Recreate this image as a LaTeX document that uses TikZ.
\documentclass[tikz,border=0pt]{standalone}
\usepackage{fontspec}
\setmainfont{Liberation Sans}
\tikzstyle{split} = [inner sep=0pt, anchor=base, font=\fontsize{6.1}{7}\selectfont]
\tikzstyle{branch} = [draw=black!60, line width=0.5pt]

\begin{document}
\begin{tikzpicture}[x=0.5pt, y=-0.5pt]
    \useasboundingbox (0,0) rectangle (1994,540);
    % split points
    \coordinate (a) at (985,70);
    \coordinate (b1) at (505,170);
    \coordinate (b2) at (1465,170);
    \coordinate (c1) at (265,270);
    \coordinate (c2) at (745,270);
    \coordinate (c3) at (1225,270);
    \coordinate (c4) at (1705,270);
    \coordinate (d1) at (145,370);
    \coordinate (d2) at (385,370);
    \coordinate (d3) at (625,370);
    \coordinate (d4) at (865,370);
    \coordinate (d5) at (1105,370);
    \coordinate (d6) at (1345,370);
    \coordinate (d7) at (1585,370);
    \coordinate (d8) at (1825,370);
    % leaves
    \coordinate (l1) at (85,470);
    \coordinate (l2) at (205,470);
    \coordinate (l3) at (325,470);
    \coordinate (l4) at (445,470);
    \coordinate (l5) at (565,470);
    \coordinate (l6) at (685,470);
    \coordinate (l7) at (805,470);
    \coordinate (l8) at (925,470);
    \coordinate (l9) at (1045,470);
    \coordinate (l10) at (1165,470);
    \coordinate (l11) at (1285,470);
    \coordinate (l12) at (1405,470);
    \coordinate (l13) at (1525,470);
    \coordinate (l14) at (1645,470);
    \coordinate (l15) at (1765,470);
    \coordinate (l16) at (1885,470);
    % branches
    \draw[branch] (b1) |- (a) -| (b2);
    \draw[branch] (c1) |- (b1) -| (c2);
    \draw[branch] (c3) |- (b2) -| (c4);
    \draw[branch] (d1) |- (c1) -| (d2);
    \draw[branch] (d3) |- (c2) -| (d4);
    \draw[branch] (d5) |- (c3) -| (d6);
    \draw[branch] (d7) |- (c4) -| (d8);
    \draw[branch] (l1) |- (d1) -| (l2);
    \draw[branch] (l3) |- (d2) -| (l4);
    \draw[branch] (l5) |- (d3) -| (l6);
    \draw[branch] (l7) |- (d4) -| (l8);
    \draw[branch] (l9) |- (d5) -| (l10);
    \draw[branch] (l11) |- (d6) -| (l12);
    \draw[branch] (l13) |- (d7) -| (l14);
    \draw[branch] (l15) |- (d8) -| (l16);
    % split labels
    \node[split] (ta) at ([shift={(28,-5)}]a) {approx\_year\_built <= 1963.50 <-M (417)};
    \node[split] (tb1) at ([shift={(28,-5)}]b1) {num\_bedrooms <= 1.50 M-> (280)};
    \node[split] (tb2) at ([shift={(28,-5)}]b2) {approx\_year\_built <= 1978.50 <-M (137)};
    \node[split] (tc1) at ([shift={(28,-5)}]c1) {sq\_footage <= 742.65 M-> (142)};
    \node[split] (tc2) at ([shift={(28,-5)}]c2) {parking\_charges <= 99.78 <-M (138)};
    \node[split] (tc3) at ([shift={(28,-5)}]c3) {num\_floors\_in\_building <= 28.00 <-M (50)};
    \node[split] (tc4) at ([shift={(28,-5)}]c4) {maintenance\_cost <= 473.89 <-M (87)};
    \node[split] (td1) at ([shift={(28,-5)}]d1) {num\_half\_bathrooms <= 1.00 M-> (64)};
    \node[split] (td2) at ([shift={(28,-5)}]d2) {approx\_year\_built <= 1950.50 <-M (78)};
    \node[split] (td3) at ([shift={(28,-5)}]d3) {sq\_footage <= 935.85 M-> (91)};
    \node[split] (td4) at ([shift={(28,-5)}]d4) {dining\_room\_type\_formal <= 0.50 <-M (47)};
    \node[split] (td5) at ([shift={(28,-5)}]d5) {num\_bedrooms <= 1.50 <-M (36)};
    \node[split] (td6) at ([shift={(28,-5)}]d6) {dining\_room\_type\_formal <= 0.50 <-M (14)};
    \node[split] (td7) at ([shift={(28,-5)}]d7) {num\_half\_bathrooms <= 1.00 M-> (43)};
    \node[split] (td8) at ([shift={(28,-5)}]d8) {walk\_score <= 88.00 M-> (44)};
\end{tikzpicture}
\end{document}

- _What you should do_:
Repeat exactly, please, each line from the beginning of the data through the line with "[draw=black!60, line width=0.5pt]" in it, and only those lines.

- _Response to the exercise_:
Recreate this image as a LaTeX document that uses TikZ.
\documentclass[tikz,border=0pt]{standalone}
\usepackage{fontspec}
\setmainfont{Liberation Sans}
\tikzstyle{split} = [inner sep=0pt, anchor=base, font=\fontsize{6.1}{7}\selectfont]
\tikzstyle{branch} = [draw=black!60, line width=0.5pt]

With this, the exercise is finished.